J’aurai l’occasion de vous parler une autre fois de M. de Sèze, et ce sera, s’il est possible, encore plus honorablement pour lui ; mais ce sera douloureusement pour moi, pour la France, et pour vous, mon Enfant, je n’en doute pas. Ne faudra-t-il pas vous dire aussi comment la malheureuse Duchesse de Polignac est morte de saisissement en apprenant en émigration le supplice de la Reine et comment ce misérable Héraut de Séchelles (il était l’oncle des Polignac) a trouvé la punition de ses lâchetés.

  1. Voici le verbal de ce diplôme, ainsi qu’il est minuté sur les registres de la Maison du Roi, où M. de Breteuil avait eu la complaisance de le faire copier pour moi :
    LOUIS, par la grâce de Dieu, Roi de France et de Navarre, à tous ceux qui les présentes verront, Salut. Voulant donner à notre amie, la Damoiselle de Polignac, une marque de notre protection royale et de notre dilection, comme aussi temoigner des sentimens de satisfaction qui sont éprouvés par nous à l’égard des services rendus à l’État sous les Rois nos prédécesseurs, par aucunes personnes de sa famille, et notablement par le feu Cardinal de Polignac, oncle d’icelle, avons résolu de lui concéder et lui concédons par les présentes lettres qui seront signés de notre main et scellées de notre scel, les qualifications de Dame Comtesse Diane de Polignac ; ensemble la prééminence d’icelui rang de Comtesse en toutes choses de cérémonies ou plaidoiries sur toute autre Damoiselle noble non qualifiée, comme également pouvoir timbrer ses armoiries de la couronne qu’il appartient à ladite qualité de Comtesse, et ce mandons à nos justiciers, juge-d’armes et tous autres nos officiers à ce commis, pour qu’ils ne s’ingèrent d’y mettre contrôle, empêchement ni toute autre sorte d’impédiment ; car tel est notre bon plaisir.

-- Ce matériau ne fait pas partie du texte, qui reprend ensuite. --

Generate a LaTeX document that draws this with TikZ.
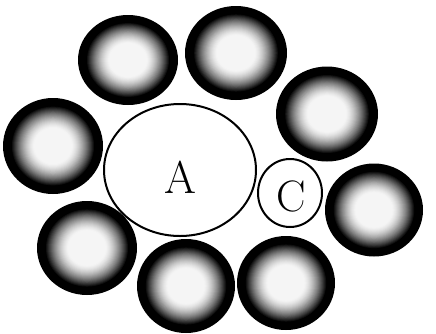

Donné à Versailles, etc. Signé LOUIS, et plus bas Phélippeaux. Scellé du sceau privé sur lacs de soie verte, et registré le 4 avril 1777.
  2. On a trouvé dans le même livre rouge que le Roi Louis XVI y avait mis sur les marges, en regard de toutes les propositions de dépenses qui devaient lui être personnelles. — Il n’y a rien de pressé, ou bien, — approuvé, à condition que cela ne sera pas d’habitude, et pour cette fois seulement. On y voyait aussi que cet excellent prince avait fait payer, de ses deniers, la somme de 950 mille livres aux créanciers du Prince Maximllien de Bavière-Deux-Ponts, auquel il faisait en outre une pension de quarante mille francs. Le lendemain du jour où l’on apprit à Manheim la funeste mort de Louis XVI, cet ancien pensionnaire du Roi donnait un bal où il dansa toute la nuit. C’est lui qui, par la grâce de Buonaparte, avait été créé Roi de Bavière en 1806. Chacun sait combien sa famille a montré de gratitude envers la maison royale de France qui l’avait toujours protégée et pensionnée.
    (Note de l’Éditeur)
  3. Premier Président de la Cour de Cassation, Membre de l’Académie française, etc. Il est suffisamment connu que M. de Sèze avait eu le courage et l’honneur d’aller plaider la cause du Roi martyr, en face de la Convention régicide. M. le Comte de Sèze est mort à Paris le 2 mai 1828, âgé de 81 ans.